The cumulative tax effect at the expected rate of 34% of significant items comprising our net deferred tax amount is as follows:
| | March 31, 2009 | | | December 31, 2008 | |
Deferred tax asset attributable to: | | | | | | |
Net operating loss carryover | | $ | 244,000 | | | $ | 238,000 | |
Less: valuation allowance | | | (244,000 | ) | | | (238,000 | ) |
Net deferred tax asset | | $ | - | | | $ | - | |
NOTE 6 – CAPITAL STOCK
The Company has 100,000,000 shares of $0.0001 par value common stock authorized.
On October 8, 2007, the Company approved a 1 to 10 reverse stock split. Shares outstanding, average weighted shares outstanding, and loss per share have been adjusted to reflect this split.
During the year ended December 31, 2008, there were 20,040,000 shares of common stock issued for services valued at $20,326.
On December 20, 2008 the Company executed a 1 to 50 stock split. Shares outstanding, average weighted shares outstanding, and loss per share have been adjusted to reflect this split.
There were no shares issued during the three months ended March 31, 2009.
There were 473,341 shares of common stock outstanding as March 31, 2009.
There were no preferred shares issued and outstanding at March 31, 2009.
NOTE 7 – COMMITMENTS AND CONTINGENCIES
The Company neither owns nor leases any real property as of March 31, 2009. An officer has provided office services without charge. There is no obligation for the officer to continue this arrangement. Such costs are immaterial to the financial statements and accordingly are not reflected herein. The officers and directors are involved in other business activities and most likely will become involved in other business activities in the future.
SPECIALIZED SERVICES, INC.
NOTES TO THE FINANCIAL STATEMENTS
MARCH 31, 2009
NOTE 8 – CAPITAL LEASES
The Company sold and leased back equipment during the year ended December 31, 2007. The Company entered into five capital lease agreements.
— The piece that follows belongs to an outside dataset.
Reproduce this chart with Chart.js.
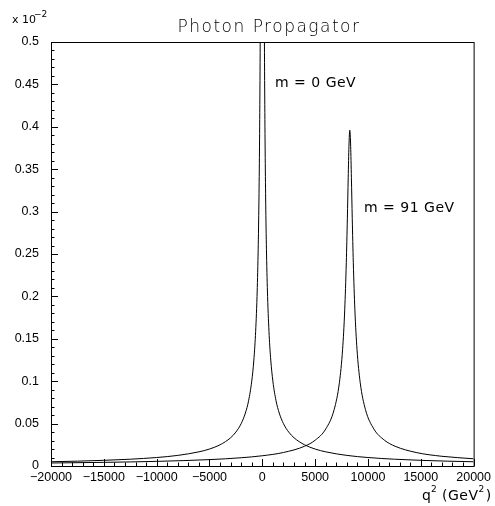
<!DOCTYPE html>
<html>
<head>
<meta charset="utf-8">
<script src="https://cdn.jsdelivr.net/npm/chart.js@4.4.0/dist/chart.umd.min.js"></script>
<style>
html, body { margin: 0; padding: 0; background: #fff; }
</style>
</head>
<body>
<canvas id="canvas" width="495" height="506"></canvas>
<script>
// q^2 in GeV^2, propagator in units of 1e-2
var q2Photon = [-20000, -17500, -15000, -12500, -10000, -8000, -6000, -5000, -4000, -3000, -2500, -2000,
    -1600, -1300, -1000, -800, -650, -500, -400, -330, -280, -240, -200, -160, -120, -80,
    80, 120, 160, 200, 240, 280, 330, 400, 500, 650, 800, 1000, 1300, 1600,
    2000, 2500, 3000, 4000, 5000, 6000, 8000, 10000, 12500, 15000, 17500, 20000];
var propPhoton = [0.0050, 0.0057, 0.0067, 0.0080, 0.0100, 0.0125, 0.0167, 0.0200, 0.0250, 0.0333, 0.0400, 0.0500,
    0.0625, 0.0769, 0.100, 0.125, 0.154, 0.200, 0.250, 0.303, 0.357, 0.417, 0.500, 0.625, 0.833, 1.25,
    1.25, 0.833, 0.625, 0.500, 0.417, 0.357, 0.303, 0.250, 0.200, 0.154, 0.125, 0.100, 0.0769, 0.0625,
    0.0500, 0.0400, 0.0333, 0.0250, 0.0200, 0.0167, 0.0125, 0.0100, 0.0080, 0.0067, 0.0057, 0.0050];

var q2Z = [-20000, -15000, -10000, -5000, -2000, 0, 2000, 4000, 5000, 6000, 6800, 7300, 7600, 7800, 7950,
    8050, 8130, 8200, 8281, 8362, 8432, 8512, 8612, 8762, 8962, 9262, 9762, 10562, 11562, 12562,
    14562, 17000, 20000];
var propZ = [0.00354, 0.00430, 0.00547, 0.00753, 0.00973, 0.01208, 0.01592, 0.02332, 0.03039, 0.04357, 0.06656, 0.0987, 0.1377, 0.1841, 0.2402,
    0.2922, 0.3399, 0.3771, 0.396, 0.3771, 0.3399, 0.2922, 0.2402, 0.1841, 0.1377, 0.0987, 0.06656, 0.04357, 0.03039, 0.02332,
    0.01591, 0.01146, 0.00853];

var curveLabels = ['m = 0 GeV', 'm = 91 GeV'];

function toPoints(xs, ys) {
    return xs.map(function (x, i) { return { x: x, y: ys[i] }; });
}

var tickFont = { family: '"Liberation Sans", Arial, sans-serif', size: 12.5 };

// ROOT style frame: box, inside ticks, title and text labels
var rootFrame = {
    id: 'rootFrame',
    afterDatasetsDraw: function (chart) {
        var ctx = chart.ctx, a = chart.chartArea;
        var xs = chart.scales.x, ys = chart.scales.y;
        ctx.save();
        ctx.strokeStyle = '#000';
        ctx.lineWidth = 1;
        ctx.strokeRect(a.left + 0.5, a.top + 0.5, a.right - a.left, a.bottom - a.top);
        ctx.beginPath();
        for (var v = -20000; v <= 20000; v += 1000) {
            var px = Math.round(xs.getPixelForValue(v)) + 0.5;
            var len = v % 5000 === 0 ? 7 : 3.5;
            ctx.moveTo(px, a.bottom);
            ctx.lineTo(px, a.bottom - len);
        }
        for (var k = 0; k <= 50; k++) {
            var py = Math.round(ys.getPixelForValue(k / 100)) + 0.5;
            var l = k % 5 === 0 ? 7 : 3.5;
            ctx.moveTo(a.left, py);
            ctx.lineTo(a.left + l, py);
        }
        ctx.stroke();

        ctx.fillStyle = '#000';
        ctx.textBaseline = 'alphabetic';
        // title
        ctx.font = '300 17px "DejaVu Sans"';
        ctx.letterSpacing = '1.5px';
        ctx.textAlign = 'center';
        ctx.fillText('Photon Propagator', 269, 32);
        ctx.textAlign = 'left';
        // exponent
        ctx.letterSpacing = '0px';
        ctx.font = '11px "DejaVu Sans"';
        ctx.fillText('x 10', 12, 23);
        ctx.font = '9px "DejaVu Sans"';
        ctx.fillText('\u22122', 34, 17);
        // curve labels
        ctx.font = '14px "DejaVu Sans"';
        ctx.letterSpacing = '0.5px';
        ctx.fillText(curveLabels[0], 275, 87);
        ctx.fillText(curveLabels[1], 364, 212);
        // x axis title
        ctx.fillText('q', 422, 500);
        ctx.font = '9px "DejaVu Sans"';
        ctx.fillText('2', 431, 492);
        ctx.font = '14px "DejaVu Sans"';
        ctx.fillText('(GeV', 442, 500);
        var w = ctx.measureText('(GeV').width;
        ctx.font = '9px "DejaVu Sans"';
        ctx.fillText('2', 442 + w, 492);
        var w2 = ctx.measureText('2').width;
        ctx.font = '14px "DejaVu Sans"';
        ctx.fillText(')', 442 + w + w2 + 1, 500);
        ctx.restore();
    }
};

var ctx = document.getElementById('canvas').getContext('2d');
var chart = new Chart(ctx, {
    type: 'scatter',
    data: {
        datasets: [{
            label: curveLabels[0],
            data: toPoints(q2Photon, propPhoton),
            showLine: true,
            borderColor: '#000',
            borderWidth: 1,
            pointRadius: 0,
            cubicInterpolationMode: 'monotone',
            clip: 0
        }, {
            label: curveLabels[1],
            data: toPoints(q2Z, propZ),
            showLine: true,
            borderColor: '#000',
            borderWidth: 1,
            pointRadius: 0,
            cubicInterpolationMode: 'monotone',
            clip: 0
        }]
    },
    options: {
        responsive: false,
        animation: false,
        layout: { padding: { top: 42, right: 21, left: 0, bottom: 0 } },
        plugins: { legend: { display: false }, tooltip: { enabled: false }, title: { display: false } },
        scales: {
            x: {
                type: 'linear',
                min: -20000,
                max: 20000,
                grid: { display: false, drawTicks: false },
                border: { display: false },
                ticks: {
                    stepSize: 5000,
                    autoSkip: false,
                    maxRotation: 0,
                    padding: 4,
                    color: '#000',
                    font: tickFont,
                    callback: function (v) { return String(v).replace('-', '\u2212'); }
                },
                afterFit: function (s) { s.height = 40; }
            },
            y: {
                min: 0,
                max: 0.5,
                grid: { display: false, drawTicks: false },
                border: { display: false },
                ticks: {
                    stepSize: 0.05,
                    padding: 12,
                    color: '#000',
                    font: tickFont,
                    callback: function (v) { return String(Number(v.toFixed(2))); }
                },
                afterFit: function (s) { s.width = 51; }
            }
        }
    },
    plugins: [rootFrame]
});
</script>
</body>
</html>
All of the leases are for a term of 60 months with varying interest rates. The entire amount of interest due over the term of the leases has been capitalized as prepaid interest and is being amortized over the lease term. The future minimum rental payments due under this lease were as follows at March 31, 2009:
March 31, 2010 | | $ | 116,540 | |
2011 | | | 57,921 | |
2012 | | | 57,921 | |
2013 | | | 34,471 | |
2014 | | | 0 | |
Total | | $ | 266,853 | |
NOTE 9 – NET REVENUE
Net Revenue for the three months ended March 31, 2009 of $15,681 was comprised of gross billings of $481,505 less direct costs of $465,824. Net Revenue for the three months ended March 31, 2008 of $76,285 was comprised of gross billings of $2,630,631 less direct costs of $2,554,346.
NOTE 10 – SUBSEQUENT EVENTS
On January 16, 2010, the Company and certain of its controlling shareholders entered into an Agreement and Plan of Merger with Joule Energy, LLC. The Merger is expected to close during the first quarter of 2011.
The Company has analyzed its operations subsequent to March 31, 2009 to October 18, 2010, the date these financial statements were issued, and has determined that it does not have any other material subsequent events to disclose in these financial statements.